In June 1995 Sparks was appointed by President Nelson Mandela to the SABC Board. Two years later, in May 1997, he was appointed Editor-in-Chief of SABC television news – a move widely seen at the time as part of a concerted government effort to bring news at the public broadcaster under the direction of ANC-sympathetic journalists. In December 1998 it was announced that Sparks was leaving the public broadcaster on completion of his contract.
Over the following years Sparks continued to express a deep aversion to the liberal opposition in South Africa. Asked by Chris Barron in a June 2003 interview whether the relationship between President Thabo Mbeki and DA leader Tony Leon had been bad for South Africa Sparks replied:
“I think it has. Leon’s style has brought the worst out in Mbeki. We need a vigilant watchdog, but you can do that without getting up black peoples noses the way he does.”
Following the announcement, in late 2006, that Leon was to resign as DA leader, Sparks conceded that Leon had achieved some “notable successes.” These included rescuing the party from “near obscurity”; building it into an “effective watchdog”; and burying the NP. However, he added that Leon had “failed in one singular respect.
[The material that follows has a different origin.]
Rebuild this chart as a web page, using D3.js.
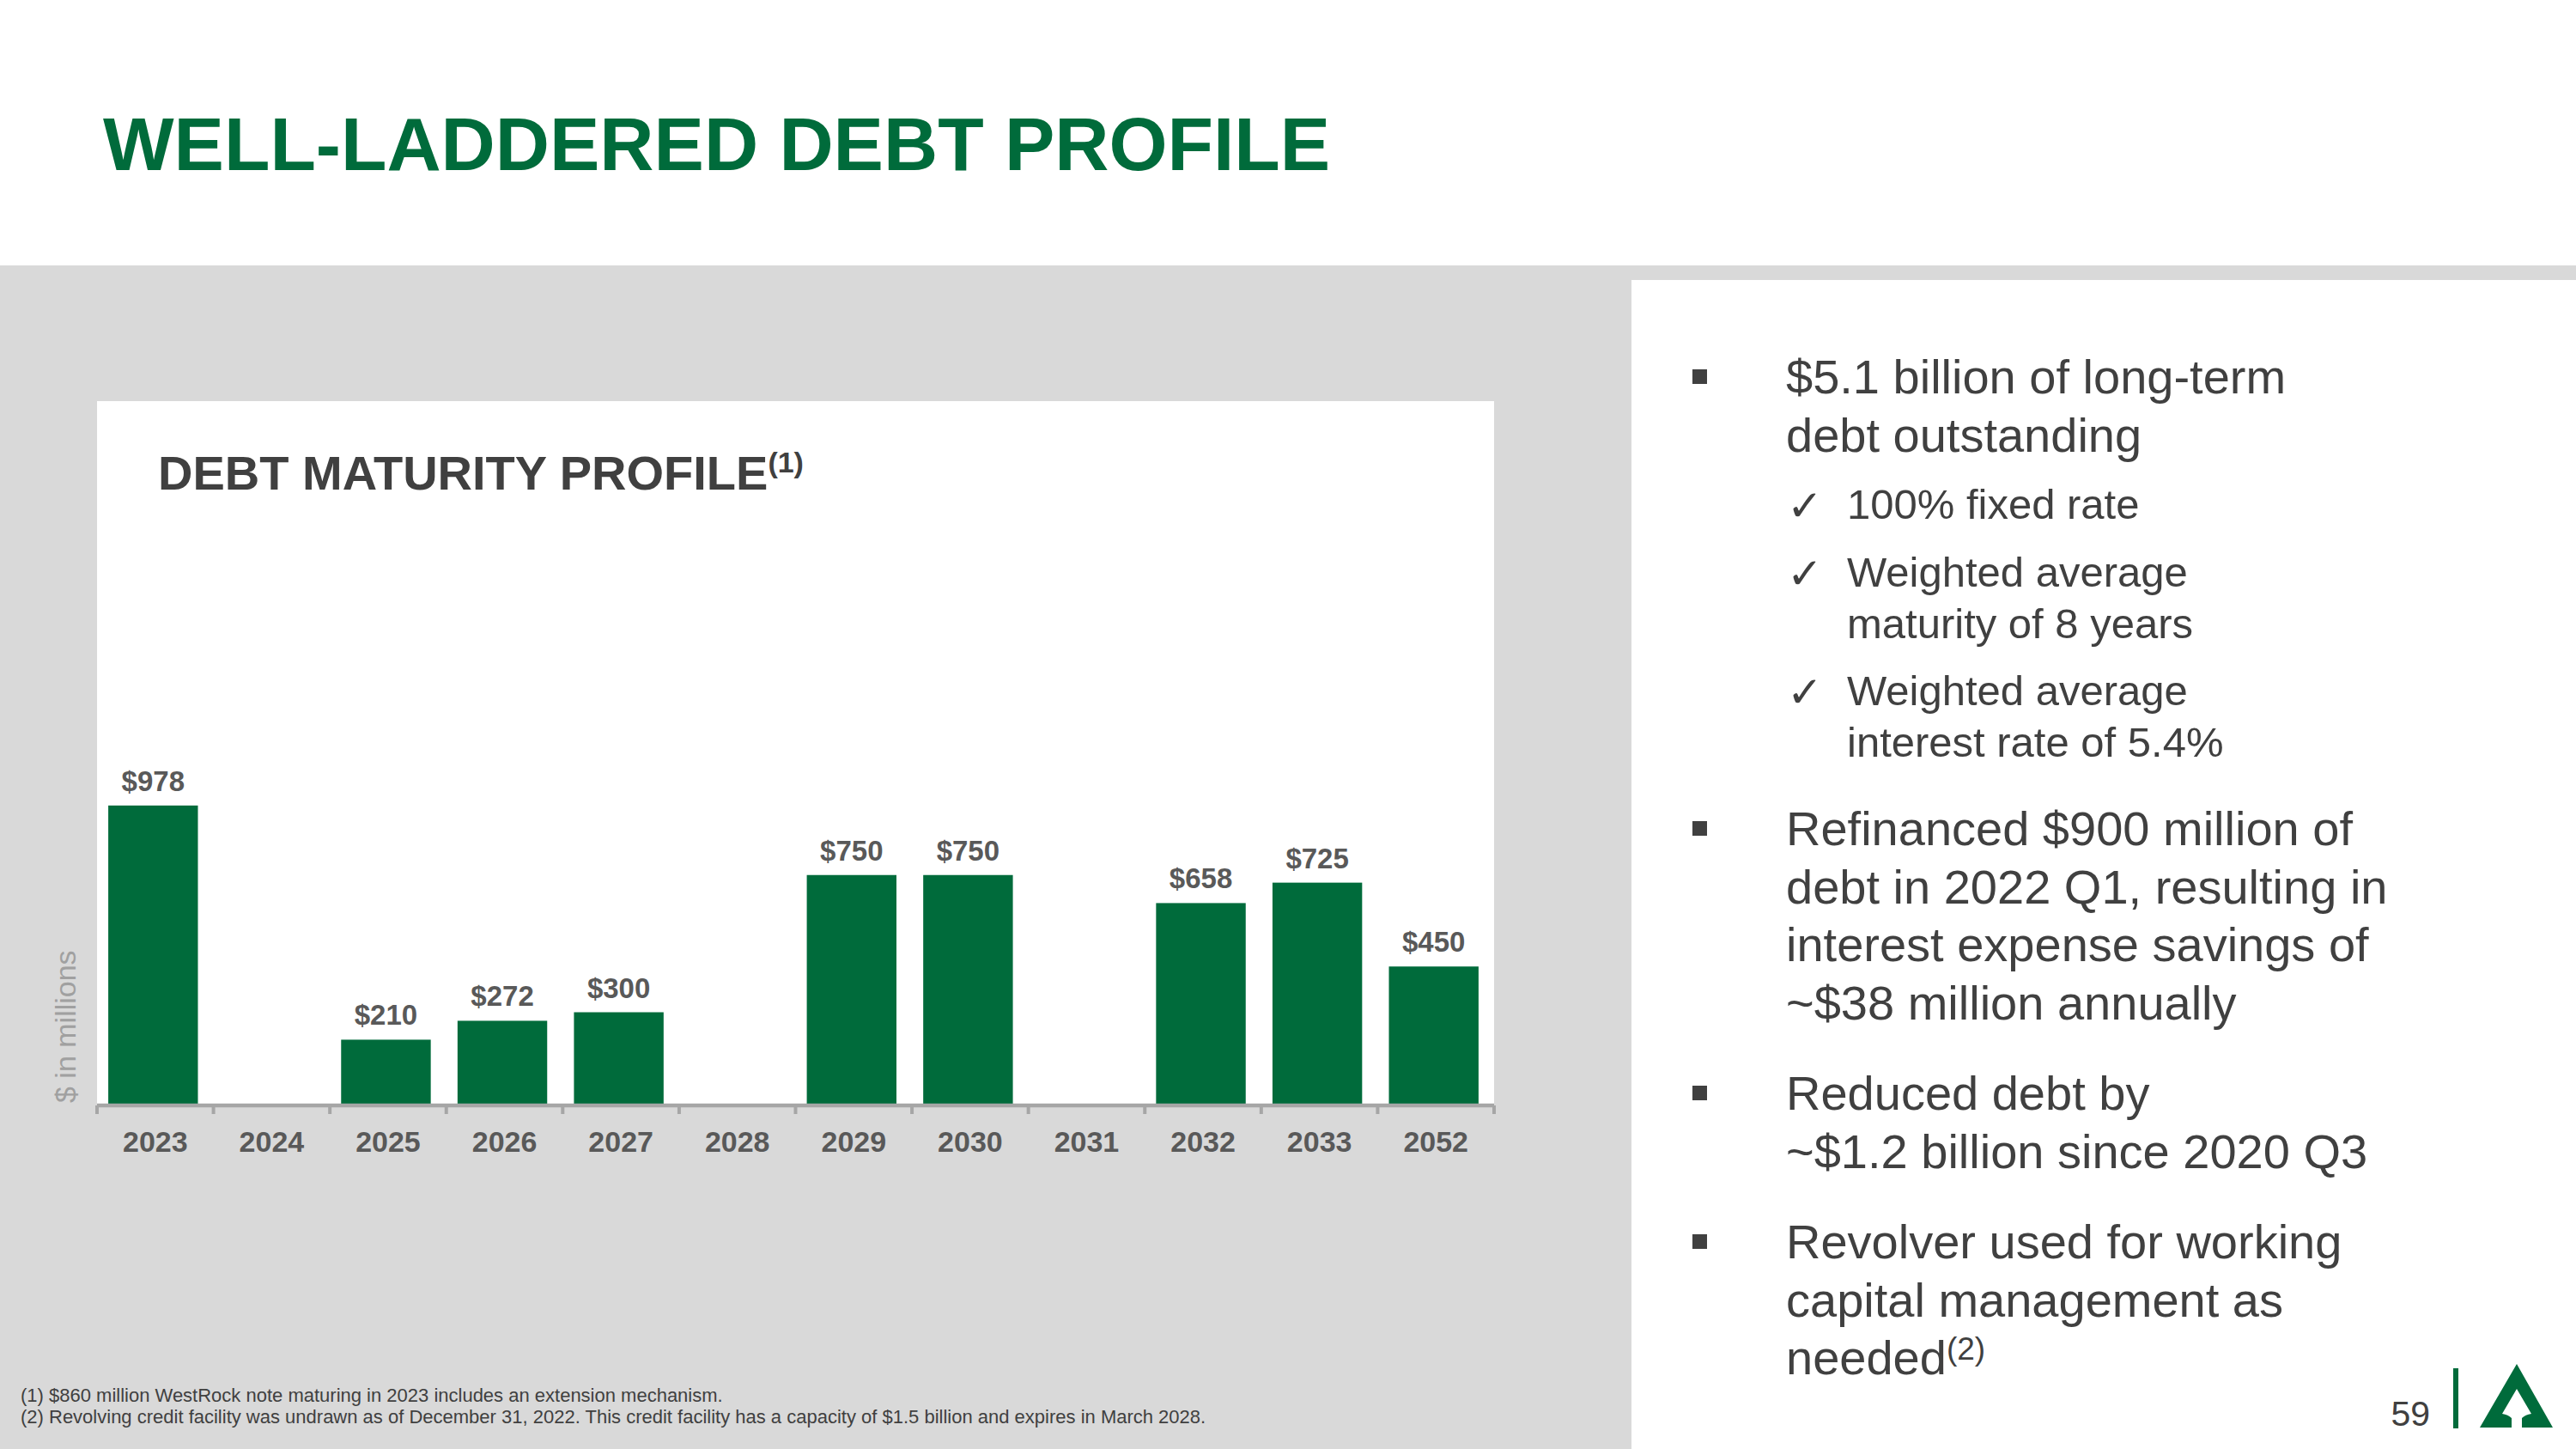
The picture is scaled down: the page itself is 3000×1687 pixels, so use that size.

His combative style and didactic manner, combined with a political rigidity and general lack of warmth and charm so essential in African politics, caused him to be strongly disliked by the ANC and the large majority of black South Africans.”
He further accused the DA having shifted to the right, “enabling the ANC to accuse it, not without justification, of having abandoned the white liberalism of its progenitors during the struggle against apartheid and becoming a white right-wing party.” (The Star, November 29 2006)
Given the history between the men it is not completely surprising then that Sparks would omit Leon from his list of smart politicians; or that there was a whiff of schadenfreude in Leon’s comments on the racial controversy that flared up over Sparks' Verwoerd remarks.